[AIM]: Type out the data exactly as given. Skip any image.

[GIVEN INFORMATION]:

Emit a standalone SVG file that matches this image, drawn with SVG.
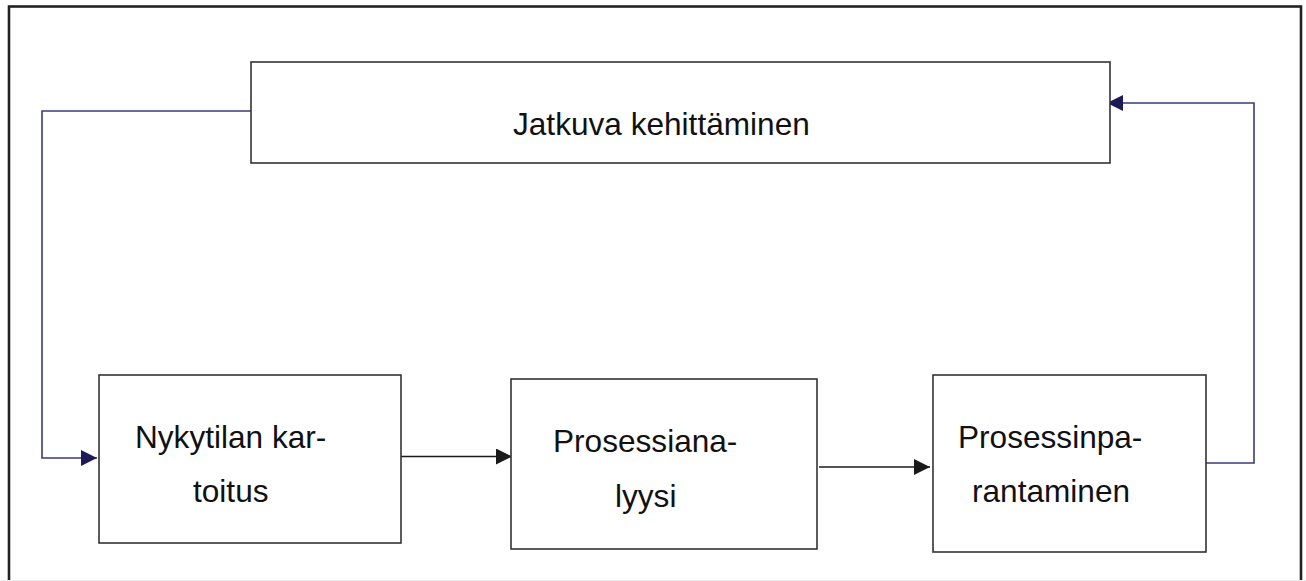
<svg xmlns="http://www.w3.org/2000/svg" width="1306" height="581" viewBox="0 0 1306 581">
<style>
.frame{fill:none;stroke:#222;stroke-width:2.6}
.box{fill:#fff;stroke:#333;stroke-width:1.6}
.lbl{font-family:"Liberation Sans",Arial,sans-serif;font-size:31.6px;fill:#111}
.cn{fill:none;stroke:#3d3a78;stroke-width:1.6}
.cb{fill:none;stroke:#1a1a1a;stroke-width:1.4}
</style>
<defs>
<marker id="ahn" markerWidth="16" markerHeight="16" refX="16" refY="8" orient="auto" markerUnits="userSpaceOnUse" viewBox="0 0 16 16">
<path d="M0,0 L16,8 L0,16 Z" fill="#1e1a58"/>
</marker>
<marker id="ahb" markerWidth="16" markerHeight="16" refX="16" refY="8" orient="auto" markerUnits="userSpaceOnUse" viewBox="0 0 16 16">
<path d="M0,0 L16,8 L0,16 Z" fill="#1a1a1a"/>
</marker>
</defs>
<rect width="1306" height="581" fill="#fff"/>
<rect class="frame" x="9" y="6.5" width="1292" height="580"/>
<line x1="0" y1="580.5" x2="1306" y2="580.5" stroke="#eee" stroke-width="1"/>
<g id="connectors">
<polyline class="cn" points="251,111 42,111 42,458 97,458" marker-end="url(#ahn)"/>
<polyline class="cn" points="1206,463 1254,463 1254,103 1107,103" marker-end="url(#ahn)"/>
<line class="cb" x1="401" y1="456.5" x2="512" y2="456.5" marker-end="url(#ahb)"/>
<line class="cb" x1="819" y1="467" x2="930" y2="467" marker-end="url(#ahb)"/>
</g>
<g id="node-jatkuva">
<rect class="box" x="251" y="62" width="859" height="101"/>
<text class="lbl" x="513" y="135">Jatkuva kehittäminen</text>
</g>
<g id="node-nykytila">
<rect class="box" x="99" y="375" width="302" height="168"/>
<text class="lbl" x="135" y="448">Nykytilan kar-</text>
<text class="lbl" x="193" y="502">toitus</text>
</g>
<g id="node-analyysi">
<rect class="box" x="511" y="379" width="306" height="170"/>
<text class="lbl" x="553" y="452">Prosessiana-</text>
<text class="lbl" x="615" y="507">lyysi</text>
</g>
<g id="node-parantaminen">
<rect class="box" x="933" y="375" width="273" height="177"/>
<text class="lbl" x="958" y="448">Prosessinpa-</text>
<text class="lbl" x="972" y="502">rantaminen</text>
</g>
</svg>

[TASK SOLUTION]:
Emit a standalone SVG file that matches this image, drawn with SVG.
<svg xmlns="http://www.w3.org/2000/svg" width="1306" height="581" viewBox="0 0 1306 581">
<style>
.frame{fill:none;stroke:#222;stroke-width:2.6}
.box{fill:#fff;stroke:#333;stroke-width:1.6}
.lbl{font-family:"Liberation Sans",Arial,sans-serif;font-size:31.6px;fill:#111}
.cn{fill:none;stroke:#3d3a78;stroke-width:1.6}
.cb{fill:none;stroke:#1a1a1a;stroke-width:1.4}
</style>
<defs>
<marker id="ahn" markerWidth="16" markerHeight="16" refX="16" refY="8" orient="auto" markerUnits="userSpaceOnUse" viewBox="0 0 16 16">
<path d="M0,0 L16,8 L0,16 Z" fill="#1e1a58"/>
</marker>
<marker id="ahb" markerWidth="16" markerHeight="16" refX="16" refY="8" orient="auto" markerUnits="userSpaceOnUse" viewBox="0 0 16 16">
<path d="M0,0 L16,8 L0,16 Z" fill="#1a1a1a"/>
</marker>
</defs>
<rect width="1306" height="581" fill="#fff"/>
<rect class="frame" x="9" y="6.5" width="1292" height="580"/>
<line x1="0" y1="580.5" x2="1306" y2="580.5" stroke="#eee" stroke-width="1"/>
<g id="connectors">
<polyline class="cn" points="251,111 42,111 42,458 97,458" marker-end="url(#ahn)"/>
<polyline class="cn" points="1206,463 1254,463 1254,103 1107,103" marker-end="url(#ahn)"/>
<line class="cb" x1="401" y1="456.5" x2="512" y2="456.5" marker-end="url(#ahb)"/>
<line class="cb" x1="819" y1="467" x2="930" y2="467" marker-end="url(#ahb)"/>
</g>
<g id="node-jatkuva">
<rect class="box" x="251" y="62" width="859" height="101"/>
<text class="lbl" x="513" y="135">Jatkuva kehittäminen</text>
</g>
<g id="node-nykytila">
<rect class="box" x="99" y="375" width="302" height="168"/>
<text class="lbl" x="135" y="448">Nykytilan kar-</text>
<text class="lbl" x="193" y="502">toitus</text>
</g>
<g id="node-analyysi">
<rect class="box" x="511" y="379" width="306" height="170"/>
<text class="lbl" x="553" y="452">Prosessiana-</text>
<text class="lbl" x="615" y="507">lyysi</text>
</g>
<g id="node-parantaminen">
<rect class="box" x="933" y="375" width="273" height="177"/>
<text class="lbl" x="958" y="448">Prosessinpa-</text>
<text class="lbl" x="972" y="502">rantaminen</text>
</g>
</svg>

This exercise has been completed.